Why crypto could enter the us banking system through a side door before full regulation arrives
The biggest shift in crypto may not come from one giant law. It may come from a series of smaller moves that quietly pull digital assets into the banking core.
8 min readApr 20, 2026

The real shift is happening in the plumbing
Most people expect big financial change to arrive with a dramatic political moment. They expect a major bill, a huge vote, or a headline that makes everything suddenly official. But that is not always how systems change. Quite often the deeper shift happens through access, infrastructure, permissions, and process. That is what makes this crypto story so important. The change is not arriving as one clean regulatory breakthrough. It is arriving through the financial plumbing itself. Payment rails, custody permissions, banking access, and digital dollar infrastructure are all starting to move in ways that pull crypto closer to the core of the US banking system. That matters because once the pipes change, the system around them starts changing too.
One approval can say more than a thousand speeches
A good example of that is the growing attention around crypto-linked institutions getting closer to the actual mechanisms that make the banking system work. This is where things change. Once a crypto-related institution gets direct or limited access to important payment infrastructure, the conversation stops being theoretical. It becomes operational. It is no longer just about whether crypto should be part of banking one day. It becomes about how crypto-linked activity is already finding its way into the architecture of modern finance. That is a much bigger development than another round of political speeches. It suggests the distance between the digital asset world and the banking world is shrinking through technical openings rather than public theatre.
The problem is people keep waiting for one giant answer
A lot of the public conversation still treats crypto and banking as if they are separated by one giant locked door. The assumption is that Congress will either swing that door open one day or keep it shut. Real life is more complicated than that. Financial systems rarely move in one clean jump. They move in smaller steps, and each step widens the path a little more. Bank guidance gets adjusted. Supervisory language softens. A new activity becomes permissible under certain conditions. A pilot model gets introduced. A payment account structure appears. One by one, these steps begin to build a practical bridge even if the formal political debate is still unfinished. What this really means is that crypto may enter deeper into the banking system before the public fully realises how much has already changed.

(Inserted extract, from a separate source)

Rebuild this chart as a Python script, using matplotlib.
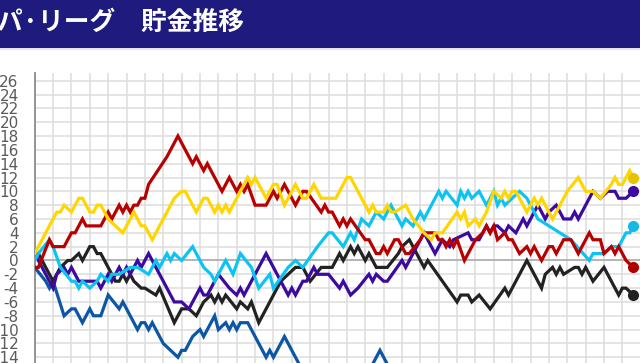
import matplotlib
matplotlib.use("Agg")
import matplotlib.pyplot as plt
from matplotlib.patches import Rectangle

plt.rcParams["axes.unicode_minus"] = False

# 貯金推移 (day, 貯金)
yellow_day = [0, 6, 7, 8, 10, 12, 13, 15, 16, 17, 18, 20, 24, 26, 27, 29, 30, 32, 35, 37, 38, 40, 41, 42, 44, 46, 47, 49, 50, 51, 52, 53, 58, 59, 60, 63, 65, 66, 68, 71, 73, 74, 76, 78, 82, 84, 85, 86, 88, 91, 92, 93, 95, 96, 97, 98, 101, 103, 106, 108, 109, 111, 115, 116, 117, 118, 120, 121, 123, 125, 127, 128, 129, 130, 131, 134, 136, 137, 138, 141, 145, 148, 150, 152, 154, 157, 158, 159, 160, 162, 163]
yellow_val = [1, 7, 7, 8, 7, 9, 9, 7, 7, 8, 8, 6, 4, 6, 7, 5, 5, 3, 6, 8, 9, 10, 10, 9, 7, 9, 9, 7, 8, 7, 8, 7, 12, 11, 12, 9, 11, 11, 8, 11, 9, 9, 11, 9, 9, 11, 12, 12, 10, 7, 8, 7, 7, 8, 7, 7, 8, 6, 4, 3, 4, 4, 7, 6, 7, 5, 6, 5, 7, 10, 9, 10, 9, 10, 10, 7, 9, 8, 9, 6, 10, 12, 10, 10, 9, 11, 12, 11, 11, 13, 12]

red_day = [0, 1, 4, 5, 8, 10, 11, 13, 14, 18, 20, 21, 23, 24, 25, 26, 27, 28, 29, 30, 31, 36, 37, 39, 41, 43, 44, 46, 47, 51, 53, 55, 56, 57, 58, 60, 63, 65, 66, 67, 68, 71, 73, 74, 78, 79, 80, 81, 83, 84, 85, 86, 90, 91, 93, 94, 95, 96, 98, 99, 100, 101, 102, 105, 106, 109, 110, 111, 112, 113, 114, 115, 117, 118, 119, 120, 122, 123, 124, 125, 126, 128, 129, 130, 131, 132, 134, 135, 136, 138, 140, 141, 142, 144, 146, 148, 151, 152, 154, 155, 157, 158, 159, 161, 163]
red_val = [-1, -1, 3, 2, 2, 4, 4, 6, 5, 5, 7, 6, 8, 7, 8, 7, 8, 8, 9, 9, 11, 15, 16, 18, 16, 14, 15, 13, 14, 10, 12, 10, 11, 10, 11, 8, 8, 10, 9, 10, 11, 8, 10, 10, 7, 8, 7, 7, 5, 6, 5, 6, 3, 3, 1, 1, 2, 1, 3, 3, 2, 1, 1, 3, 4, 4, 3, 3, 2, 3, 2, 3, 0, 1, 2, 3, 4, 5, 4, 5, 3, 4, 3, 3, 2, 1, 2, 1, 2, 0, 2, 2, 1, 3, 3, 1, 4, 3, 3, 1, 2, 1, 2, 0, -1]

cyan_day = [0, 1, 4, 5, 7, 10, 11, 12, 13, 15, 17, 18, 20, 21, 23, 26, 28, 31, 33, 34, 36, 37, 38, 40, 43, 46, 48, 49, 52, 54, 56, 59, 61, 64, 65, 69, 71, 73, 77, 80, 81, 84, 86, 87, 89, 91, 93, 95, 97, 98, 100, 101, 103, 105, 106, 110, 111, 112, 115, 116, 117, 118, 119, 121, 123, 125, 126, 127, 128, 130, 132, 134, 137, 140, 143, 146, 151, 152, 155, 157, 159, 161, 162, 163]
cyan_val = [0, 1, 3, 2, -1, -3, -3, -4, -3, -4, -3, -2, -3, -2, -2, -1, -1, -2, 0, -1, 1, 0, 1, 0, 2, -1, -2, -3, 0, -2, 1, -1, -4, -2, -4, -1, 0, -1, 2, 4, 4, 2, 4, 3, 6, 5, 7, 6, 8, 7, 5, 6, 5, 7, 6, 10, 9, 10, 8, 10, 9, 10, 9, 10, 8, 10, 8, 9, 8, 9, 10, 9, 6, 5, 4, 3, 0, 1, 1, 2, 2, 4, 4, 5]

purple_day = [0, 2, 5, 6, 8, 9, 10, 12, 17, 18, 20, 21, 23, 24, 25, 26, 28, 29, 31, 32, 35, 38, 40, 42, 45, 46, 47, 50, 53, 55, 56, 57, 63, 64, 67, 69, 70, 71, 73, 74, 76, 77, 80, 83, 84, 86, 88, 91, 92, 93, 95, 96, 100, 101, 106, 109, 111, 113, 114, 118, 119, 121, 123, 124, 125, 126, 128, 129, 131, 133, 134, 137, 139, 140, 142, 144, 146, 147, 148, 152, 154, 156, 158, 159, 161, 163]
purple_val = [1, -1, -4, -2, -1, -2, -1, -3, -3, -4, -2, -3, -1, -2, -1, -2, 0, -1, 1, 0, -3, -6, -6, -7, -4, -5, -5, -2, -4, -5, -4, -5, 1, 0, -3, -5, -4, -5, -3, -3, -1, -2, -2, -4, -3, -5, -4, -2, -3, -2, -3, -3, 0, -1, 4, 1, 3, 2, 3, 4, 3, 3, 5, 4, 5, 5, 4, 5, 4, 6, 5, 8, 6, 7, 8, 6, 6, 7, 6, 10, 9, 10, 10, 9, 9, 10]

black_day = [0, 1, 5, 7, 9, 10, 12, 13, 15, 16, 17, 18, 21, 22, 23, 24, 25, 26, 27, 29, 30, 33, 34, 38, 40, 42, 44, 46, 48, 49, 50, 51, 52, 55, 56, 58, 59, 61, 63, 65, 67, 69, 71, 73, 74, 75, 78, 81, 83, 84, 86, 87, 88, 90, 91, 93, 96, 99, 100, 102, 103, 106, 107, 111, 115, 116, 118, 119, 121, 124, 128, 129, 131, 134, 138, 139, 141, 142, 143, 144, 147, 148, 149, 150, 152, 155, 159, 160, 161, 163]
black_val = [1, 1, -3, -1, 0, 0, 1, 0, 2, 2, 1, 1, -2, -3, -3, -2, -3, -2, -3, -4, -4, -5, -4, -9, -7, -7, -8, -6, -5, -6, -5, -6, -5, -7, -6, -7, -6, -9, -7, -5, -3, -2, -1, -1, -2, -3, -1, -1, 1, 0, 2, 1, 2, 0, 1, -1, -1, 1, 2, 3, 2, -1, 0, -3, -6, -5, -5, -6, -5, -7, -4, -5, -3, 0, -4, -2, -1, -2, -1, -2, -1, -1, -2, -1, -3, -1, -5, -4, -4, -5]

blue_day = [0, 3, 4, 5, 8, 10, 11, 13, 15, 16, 18, 20, 23, 24, 28, 29, 30, 31, 32, 33, 35, 37, 39, 40, 41, 43, 45, 46, 47, 49, 50, 52, 53, 54, 55, 56, 58, 61, 63, 64, 65, 68, 70, 72, 75, 80, 86, 90, 92, 94, 96, 100, 110, 130, 150, 163]
blue_val = [-1, -3, -4, -3, -8, -7, -7, -9, -7, -8, -8, -5, -7, -6, -10, -9, -9, -10, -9, -10, -12, -13, -14, -13, -13, -11, -10, -11, -10, -8, -10, -9, -10, -9, -10, -9, -9, -12, -14, -13, -14, -11, -13, -15, -16, -17, -16, -15, -15, -13, -15, -17, -18, -20, -21, -22]

teams = [
    (blue_day, blue_val, "#0b57a6", None),
    (black_day, black_val, "#222222", "#222222"),
    (purple_day, purple_val, "#3c0a9e", "#3c0a9e"),
    (cyan_day, cyan_val, "#0cc4f2", "#18b8e6"),
    (red_day, red_val, "#b80000", "#b00000"),
    (yellow_day, yellow_val, "#ffd600", "#e6c300"),
]

fig = plt.figure(figsize=(6.4, 3.63), dpi=100)

# header bar
fig.patches.append(Rectangle((0, 1 - 48 / 363), 1, 48 / 363, transform=fig.transFigure,
                             facecolor="#1e1a7e", edgecolor="none", zorder=0))
fig.patches.append(Rectangle((0, 1 - 50 / 363), 1, 2 / 363, transform=fig.transFigure,
                             facecolor="#e4e4ee", edgecolor="none", zorder=0))
fig.text(-3 / 640, 1 - 22 / 363, "パ·リーグ　貯金推移", color="white", fontsize=18.5,
         fontweight="bold", family=["Noto Sans CJK JP", "DejaVu Sans"], va="center", ha="left")

ax = fig.add_axes([34.7 / 640, 0, 1 - 34.7 / 640, 1 - 72.7 / 363])
ax.set_xlim(0, 164.8)
ax.set_ylim(-14.83, 27.16)

for d, v, c, mc in teams:
    ax.plot(d, v, color=c, lw=2.3, solid_joinstyle="miter", zorder=3)
    if mc is not None:
        ax.plot(d[-1], v[-1], "o", color=mc, ms=7, zorder=4)

ax.set_yticks(range(-14, 27, 2))
ax.set_xticks(range(0, 165, 5))
ax.set_xticklabels([])
ax.grid(True, color="#dcdcdc", lw=1.1, zorder=1)
ax.axhline(0, color="#a8a8a8", lw=1.1, zorder=2)
ax.tick_params(axis="both", length=0)
ax.tick_params(axis="y", pad=11.5, labelsize=11, labelcolor="#5a5a5a")
for s in ["top", "right", "bottom"]:
    ax.spines[s].set_visible(False)
ax.spines["left"].set_color("#8c8c8c")
ax.spines["left"].set_linewidth(1.3)

fig.savefig("out.png", dpi=100)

Stablecoins are becoming the bridge asset
This part matters more than many people realise. A lot of people still picture crypto mainly through volatile assets, trading platforms, and speculation. But the real banking story may be about stablecoins and digital dollars. Stablecoins sit in a much more practical position because they connect digital asset infrastructure with familiar dollar-denominated activity. They are easier to imagine inside payments, settlements, treasury movement, and financial operations than highly volatile tokens. That gives them a different kind of power. They can move through the system not as a rebellion against banking, but as an extension of banking logic into a more digital and programmable form. That is why stablecoins keep showing up at the centre of this conversation. They are the part of crypto that makes traditional institutions ask not whether this belongs in finance, but how fast they need to adapt to it.
Banks are being pulled toward crypto whether they like it or not
The truth is that traditional banks are not operating in a vacuum. If digital assets, tokenised dollars, and blockchain-based settlements continue growing, banks will have strong reasons to move closer to that activity. They already control customer relationships, compliance systems, and much of the payment infrastructure people use every day. If they stay too far away from digital asset services, they risk leaving valuable business to other institutions and newer competitors. If they move too fast, they take on risks that supervisors and industry groups are still trying to understand. That tension explains why this transition looks cautious and uneven. Banks do not want to be reckless, but they also do not want to be left behind if digital finance becomes more normal. That is why the shift is not a loud charge. It is a careful drift that could still end up reshaping the entire landscape.
Regulation is loosening at the edges
One of the biggest reasons this story has momentum is that the tone around crypto-related banking activity has changed. Not in a wild or reckless way, but enough to matter. Different agencies have started making room for certain kinds of crypto-related services, especially where risk management, custody, and banking controls are still front and centre. That does not mean regulators have embraced every part of the crypto world. Far from it. But it does mean the blanket freeze mentality has weakened. The result is that banks and crypto-linked institutions now have more room to test where the boundaries really are. That creates a new environment. Instead of waiting for perfect clarity, serious players can begin building within the areas that are already becoming more workable.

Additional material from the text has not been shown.